Newton-Raphson's method applied to the solution of $x^2-2=0$ yields a sequence such as the one you've written, $a_{n+1}=a_n-\frac{f(a_n)}{f'(a_n)}.$
If you picture the graph of $y=f(x)=x^2-2$ and draw the tangents such as in this method, it won't surprise you that the sequence above converges (also look at conditions for the Newton method to work).
As for rational numbers converging to an irrational number, you know that the decimal system provides for finite sequences of digits converging to any real number.
Calculating decimal digits of $\pi$ is kind of a sport ($e$ was a lot easier to work out).  $\pi$ is not only irrational but also (like $e$) a transcendental number (i.e., unlike $2$, there is no polynomial $f(x)=x^n+ a_1x^{n-1}+\cdots + a_0$ such that $f(\pi)=0$).

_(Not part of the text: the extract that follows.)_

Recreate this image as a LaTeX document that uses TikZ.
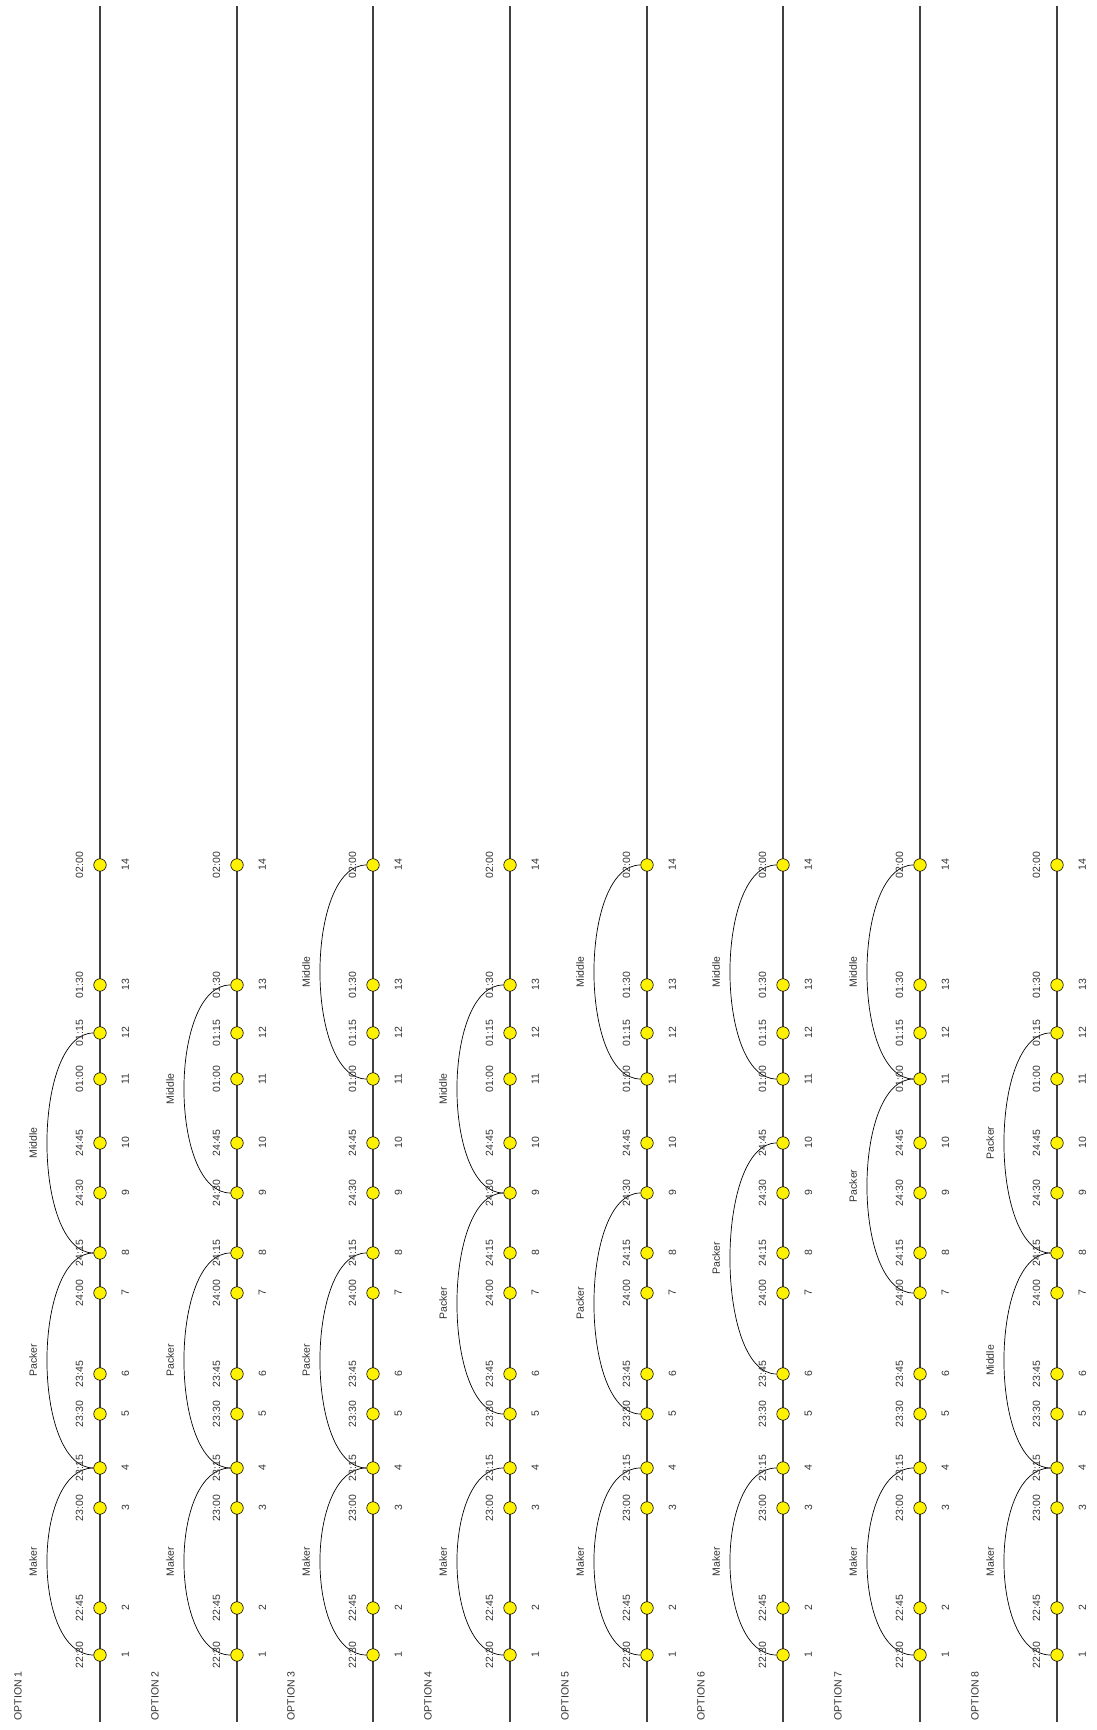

As for the speed of convergence of your sequence, $a_n\to \sqrt{2}$ but one has, in fact, that, writing $$g(x)=\frac{1}{2}\left(x+\frac{2}{x}\right),$$
that $g(\sqrt{2})=\sqrt{2}$ and that $$\lim \frac{a_{n+1}-\sqrt{2}}{a_n-\sqrt{2}}=\lim  \frac{g(a_{n})-g(\sqrt{2})}{a_n-\sqrt{2}}=g'(\sqrt{2})=0.$$
One finally sees that $\frac{a_{n+1}-\sqrt{2}}{(a_n-\sqrt{2})^2}= 2 g''(\sqrt{2})=6\sqrt{2}.$
That is, if a number in the sequence approaches to, say, $n$ digits, the next one approaches to roughly $2n$ digits (the precision squares on each calculation, if sufficiently close to the limit).
  There are numbers such as the famous $\sum 10^{-n!}$ who are irrational (transcendental, in fact) and their decimal expansions converge extremely rapidly (this is due to Liouville).